STATED TASK - Leave out the images and repeat the listing below without a single change.

RECORDED DATA -

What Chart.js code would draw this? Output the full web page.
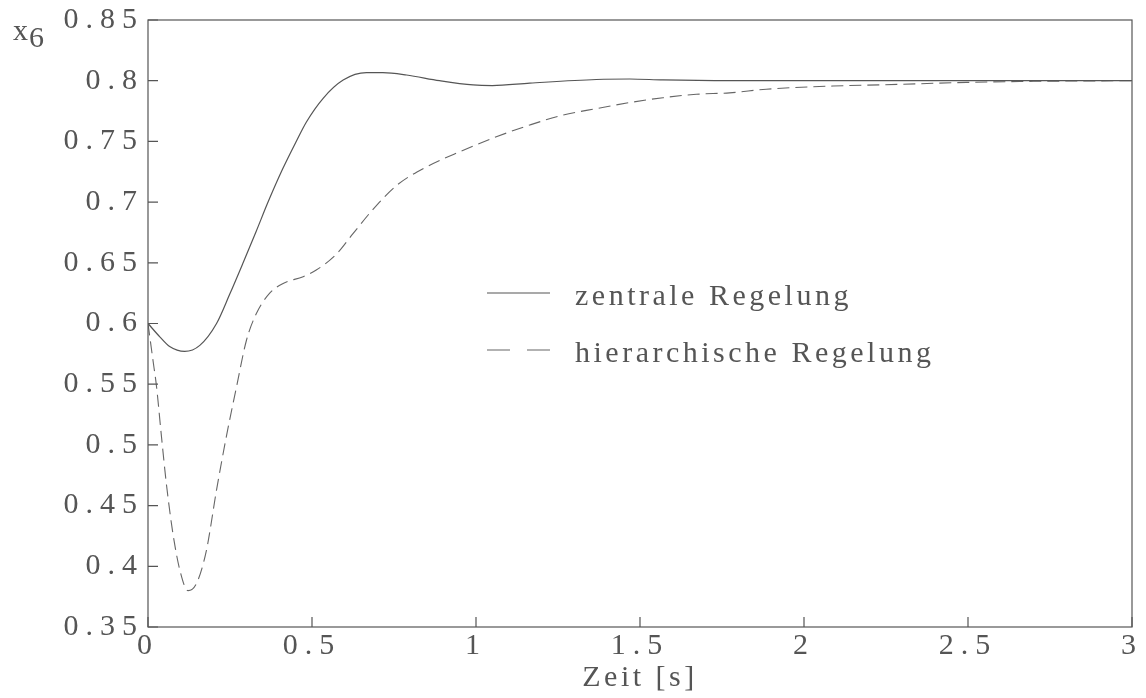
<!DOCTYPE html>
<html lang="de">
<head>
    <meta charset="UTF-8">
    <title>x6 - zentrale / hierarchische Regelung</title>
    <script src="https://cdn.jsdelivr.net/npm/chart.js"></script>
    <style>
        body { margin: 0; background: #fff; }
        canvas { display: block; }
    </style>
</head>
<body>
    <canvas id="chart" width="1146" height="698"></canvas>

    <script>
        // Daten
        const zentraleZeit = [0, 0.036, 0.066, 0.112, 0.158, 0.209, 0.249, 0.290, 0.330, 0.366, 0.410, 0.452, 0.483, 0.534, 0.595, 0.666, 0.716, 0.788, 0.889, 0.991, 1.05, 1.164, 1.367, 1.469, 1.57, 1.775, 2.0, 2.5, 3.0];
        const zentraleWerte = [0.6, 0.589, 0.581, 0.577, 0.582, 0.600, 0.624, 0.650, 0.676, 0.700, 0.727, 0.750, 0.766, 0.7855, 0.8005, 0.8066, 0.8066, 0.8047, 0.800, 0.7965, 0.796, 0.798, 0.801, 0.8014, 0.8006, 0.800, 0.800, 0.800, 0.800];

        const hierarchZeit = [0, 0.015, 0.026, 0.041, 0.056, 0.076, 0.097, 0.122, 0.148, 0.178, 0.209, 0.239, 0.270, 0.300, 0.330, 0.371, 0.412, 0.473, 0.513, 0.574, 0.625, 0.686, 0.757, 0.849, 0.955, 1.064, 1.164, 1.265, 1.367, 1.469, 1.570, 1.672, 1.773, 1.885, 2.088, 2.292, 2.495, 2.70, 3.0];
        const hierarchWerte = [0.6, 0.570, 0.548, 0.507, 0.468, 0.427, 0.397, 0.380, 0.386, 0.413, 0.463, 0.507, 0.548, 0.586, 0.608, 0.625, 0.633, 0.6386, 0.644, 0.657, 0.674, 0.694, 0.7135, 0.729, 0.742, 0.754, 0.7635, 0.7717, 0.777, 0.782, 0.786, 0.7888, 0.790, 0.793, 0.7956, 0.797, 0.7986, 0.7995, 0.800];

        const serienNamen = ['zentrale Regelung', 'hierarchische Regelung'];

        const xTicks = [0, 0.5, 1, 1.5, 2, 2.5, 3];
        const xTickLabels = ['0', '0.5', '1', '1.5', '2', '2.5', '3'];
        const yTicks = [0.35, 0.4, 0.45, 0.5, 0.55, 0.6, 0.65, 0.7, 0.75, 0.8, 0.85];
        const yTickLabels = ['0.35', '0.4', '0.45', '0.5', '0.55', '0.6', '0.65', '0.7', '0.75', '0.8', '0.85'];

        const FONT = '"Liberation Serif", "DejaVu Serif", serif';
        const TEXT = '#555';

        function toPoints(xs, ys) {
            return xs.map((x, i) => ({ x: x, y: ys[i] }));
        }

        // weite Laufweite wie im Original (Hershey-Schrift)
        const spacing = {
            id: 'spacing',
            beforeDraw(chart) {
                chart.ctx.letterSpacing = '7px';
                const xs = chart.scales.x;
                if (!xs._titlePatched) {
                    const orig = xs.drawTitle;
                    xs.drawTitle = function () {
                        const c = this.ctx;
                        const old = c.letterSpacing;
                        c.letterSpacing = '3.5px';
                        orig.apply(this, arguments);
                        c.letterSpacing = old;
                    };
                    xs._titlePatched = true;
                }
            }
        };

        // Rahmen, Ticks nach innen, Legende und y-Beschriftung
        const extras = {
            id: 'extras',
            afterDraw(chart) {
                const ctx = chart.ctx;
                const a = chart.chartArea;
                const xs = chart.scales.x, ys = chart.scales.y;
                ctx.save();
                ctx.strokeStyle = '#555';
                ctx.lineWidth = 1.2;
                ctx.strokeRect(a.left, a.top, a.right - a.left, a.bottom - a.top);

                ctx.beginPath();
                xs.ticks.forEach(t => {
                    const px = xs.getPixelForValue(t.value);
                    ctx.moveTo(px, a.bottom);
                    ctx.lineTo(px, a.bottom - 10);
                });
                ys.ticks.forEach(t => {
                    const py = ys.getPixelForValue(t.value);
                    ctx.moveTo(a.left, py);
                    ctx.lineTo(a.left + 10, py);
                });
                ctx.stroke();

                // Legende
                ctx.font = '30px ' + FONT;
                ctx.letterSpacing = '3.5px';
                ctx.fillStyle = TEXT;
                ctx.textBaseline = 'alphabetic';
                const rows = [293, 350];
                chart.data.datasets.forEach((ds, i) => {
                    const y = rows[i];
                    ctx.strokeStyle = ds.borderColor;
                    ctx.lineWidth = 1.2;
                    ctx.setLineDash(i === 0 ? [] : [23, 17]);
                    ctx.beginPath();
                    ctx.moveTo(487, y);
                    ctx.lineTo(550, y);
                    ctx.stroke();
                    ctx.setLineDash([]);
                    ctx.fillText(ds.label, 575, y + 12);
                });

                // x6
                ctx.letterSpacing = '0px';
                ctx.fillText('x', 13, 40);
                ctx.fillText('6', 29, 47);
                ctx.restore();
            }
        };

        const ctx = document.getElementById('chart').getContext('2d');
        new Chart(ctx, {
            type: 'line',
            data: {
                datasets: [{
                    label: serienNamen[0],
                    data: toPoints(zentraleZeit, zentraleWerte),
                    borderColor: '#555',
                    borderWidth: 1.2,
                    pointRadius: 0,
                    cubicInterpolationMode: 'monotone',
                    fill: false
                }, {
                    label: serienNamen[1],
                    data: toPoints(hierarchZeit, hierarchWerte),
                    borderColor: '#666',
                    borderWidth: 1.1,
                    borderDash: [12, 6],
                    pointRadius: 0,
                    cubicInterpolationMode: 'monotone',
                    fill: false
                }]
            },
            options: {
                responsive: false,
                animation: false,
                layout: { padding: { top: 20, right: 14, left: 0, bottom: 0 } },
                plugins: {
                    legend: { display: false },
                    tooltip: { enabled: false }
                },
                scales: {
                    x: {
                        type: 'linear',
                        min: 0,
                        max: 3,
                        afterBuildTicks: s => { s.ticks = xTicks.map(v => ({ value: v })); },
                        afterFit: s => { s.height = 71; s.paddingLeft = 0; s.paddingRight = 0; },
                        grid: { display: false },
                        border: { display: false },
                        ticks: {
                            padding: -7,
                            maxRotation: 0,
                            color: TEXT,
                            font: { family: FONT, size: 30 },
                            callback: (v, i) => xTickLabels[i]
                        },
                        title: {
                            display: true,
                            text: 'Zeit [s]',
                            color: TEXT,
                            font: { family: FONT, size: 30 },
                            padding: { top: 0, bottom: 2 }
                        }
                    },
                    y: {
                        min: 0.35,
                        max: 0.85,
                        afterBuildTicks: s => { s.ticks = yTicks.map(v => ({ value: v })); },
                        afterFit: s => { s.width = 148; s.paddingTop = 0; s.paddingBottom = 0; },
                        grid: { display: false },
                        border: { display: false },
                        ticks: {
                            padding: -4,
                            color: TEXT,
                            font: { family: FONT, size: 30 },
                            callback: (v, i) => yTickLabels[i]
                        }
                    }
                }
            },
            plugins: [spacing, extras]
        });
    </script>
</body>
</html>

RESPONSE TO THE EXERCISE -
What Chart.js code would draw this? Output the full web page.
<!DOCTYPE html>
<html lang="de">
<head>
    <meta charset="UTF-8">
    <title>x6 - zentrale / hierarchische Regelung</title>
    <script src="https://cdn.jsdelivr.net/npm/chart.js"></script>
    <style>
        body { margin: 0; background: #fff; }
        canvas { display: block; }
    </style>
</head>
<body>
    <canvas id="chart" width="1146" height="698"></canvas>

    <script>
        // Daten
        const zentraleZeit = [0, 0.036, 0.066, 0.112, 0.158, 0.209, 0.249, 0.290, 0.330, 0.366, 0.410, 0.452, 0.483, 0.534, 0.595, 0.666, 0.716, 0.788, 0.889, 0.991, 1.05, 1.164, 1.367, 1.469, 1.57, 1.775, 2.0, 2.5, 3.0];
        const zentraleWerte = [0.6, 0.589, 0.581, 0.577, 0.582, 0.600, 0.624, 0.650, 0.676, 0.700, 0.727, 0.750, 0.766, 0.7855, 0.8005, 0.8066, 0.8066, 0.8047, 0.800, 0.7965, 0.796, 0.798, 0.801, 0.8014, 0.8006, 0.800, 0.800, 0.800, 0.800];

        const hierarchZeit = [0, 0.015, 0.026, 0.041, 0.056, 0.076, 0.097, 0.122, 0.148, 0.178, 0.209, 0.239, 0.270, 0.300, 0.330, 0.371, 0.412, 0.473, 0.513, 0.574, 0.625, 0.686, 0.757, 0.849, 0.955, 1.064, 1.164, 1.265, 1.367, 1.469, 1.570, 1.672, 1.773, 1.885, 2.088, 2.292, 2.495, 2.70, 3.0];
        const hierarchWerte = [0.6, 0.570, 0.548, 0.507, 0.468, 0.427, 0.397, 0.380, 0.386, 0.413, 0.463, 0.507, 0.548, 0.586, 0.608, 0.625, 0.633, 0.6386, 0.644, 0.657, 0.674, 0.694, 0.7135, 0.729, 0.742, 0.754, 0.7635, 0.7717, 0.777, 0.782, 0.786, 0.7888, 0.790, 0.793, 0.7956, 0.797, 0.7986, 0.7995, 0.800];

        const serienNamen = ['zentrale Regelung', 'hierarchische Regelung'];

        const xTicks = [0, 0.5, 1, 1.5, 2, 2.5, 3];
        const xTickLabels = ['0', '0.5', '1', '1.5', '2', '2.5', '3'];
        const yTicks = [0.35, 0.4, 0.45, 0.5, 0.55, 0.6, 0.65, 0.7, 0.75, 0.8, 0.85];
        const yTickLabels = ['0.35', '0.4', '0.45', '0.5', '0.55', '0.6', '0.65', '0.7', '0.75', '0.8', '0.85'];

        const FONT = '"Liberation Serif", "DejaVu Serif", serif';
        const TEXT = '#555';

        function toPoints(xs, ys) {
            return xs.map((x, i) => ({ x: x, y: ys[i] }));
        }

        // weite Laufweite wie im Original (Hershey-Schrift)
        const spacing = {
            id: 'spacing',
            beforeDraw(chart) {
                chart.ctx.letterSpacing = '7px';
                const xs = chart.scales.x;
                if (!xs._titlePatched) {
                    const orig = xs.drawTitle;
                    xs.drawTitle = function () {
                        const c = this.ctx;
                        const old = c.letterSpacing;
                        c.letterSpacing = '3.5px';
                        orig.apply(this, arguments);
                        c.letterSpacing = old;
                    };
                    xs._titlePatched = true;
                }
            }
        };

        // Rahmen, Ticks nach innen, Legende und y-Beschriftung
        const extras = {
            id: 'extras',
            afterDraw(chart) {
                const ctx = chart.ctx;
                const a = chart.chartArea;
                const xs = chart.scales.x, ys = chart.scales.y;
                ctx.save();
                ctx.strokeStyle = '#555';
                ctx.lineWidth = 1.2;
                ctx.strokeRect(a.left, a.top, a.right - a.left, a.bottom - a.top);

                ctx.beginPath();
                xs.ticks.forEach(t => {
                    const px = xs.getPixelForValue(t.value);
                    ctx.moveTo(px, a.bottom);
                    ctx.lineTo(px, a.bottom - 10);
                });
                ys.ticks.forEach(t => {
                    const py = ys.getPixelForValue(t.value);
                    ctx.moveTo(a.left, py);
                    ctx.lineTo(a.left + 10, py);
                });
                ctx.stroke();

                // Legende
                ctx.font = '30px ' + FONT;
                ctx.letterSpacing = '3.5px';
                ctx.fillStyle = TEXT;
                ctx.textBaseline = 'alphabetic';
                const rows = [293, 350];
                chart.data.datasets.forEach((ds, i) => {
                    const y = rows[i];
                    ctx.strokeStyle = ds.borderColor;
                    ctx.lineWidth = 1.2;
                    ctx.setLineDash(i === 0 ? [] : [23, 17]);
                    ctx.beginPath();
                    ctx.moveTo(487, y);
                    ctx.lineTo(550, y);
                    ctx.stroke();
                    ctx.setLineDash([]);
                    ctx.fillText(ds.label, 575, y + 12);
                });

                // x6
                ctx.letterSpacing = '0px';
                ctx.fillText('x', 13, 40);
                ctx.fillText('6', 29, 47);
                ctx.restore();
            }
        };

        const ctx = document.getElementById('chart').getContext('2d');
        new Chart(ctx, {
            type: 'line',
            data: {
                datasets: [{
                    label: serienNamen[0],
                    data: toPoints(zentraleZeit, zentraleWerte),
                    borderColor: '#555',
                    borderWidth: 1.2,
                    pointRadius: 0,
                    cubicInterpolationMode: 'monotone',
                    fill: false
                }, {
                    label: serienNamen[1],
                    data: toPoints(hierarchZeit, hierarchWerte),
                    borderColor: '#666',
                    borderWidth: 1.1,
                    borderDash: [12, 6],
                    pointRadius: 0,
                    cubicInterpolationMode: 'monotone',
                    fill: false
                }]
            },
            options: {
                responsive: false,
                animation: false,
                layout: { padding: { top: 20, right: 14, left: 0, bottom: 0 } },
                plugins: {
                    legend: { display: false },
                    tooltip: { enabled: false }
                },
                scales: {
                    x: {
                        type: 'linear',
                        min: 0,
                        max: 3,
                        afterBuildTicks: s => { s.ticks = xTicks.map(v => ({ value: v })); },
                        afterFit: s => { s.height = 71; s.paddingLeft = 0; s.paddingRight = 0; },
                        grid: { display: false },
                        border: { display: false },
                        ticks: {
                            padding: -7,
                            maxRotation: 0,
                            color: TEXT,
                            font: { family: FONT, size: 30 },
                            callback: (v, i) => xTickLabels[i]
                        },
                        title: {
                            display: true,
                            text: 'Zeit [s]',
                            color: TEXT,
                            font: { family: FONT, size: 30 },
                            padding: { top: 0, bottom: 2 }
                        }
                    },
                    y: {
                        min: 0.35,
                        max: 0.85,
                        afterBuildTicks: s => { s.ticks = yTicks.map(v => ({ value: v })); },
                        afterFit: s => { s.width = 148; s.paddingTop = 0; s.paddingBottom = 0; },
                        grid: { display: false },
                        border: { display: false },
                        ticks: {
                            padding: -4,
                            color: TEXT,
                            font: { family: FONT, size: 30 },
                            callback: (v, i) => yTickLabels[i]
                        }
                    }
                }
            },
            plugins: [spacing, extras]
        });
    </script>
</body>
</html>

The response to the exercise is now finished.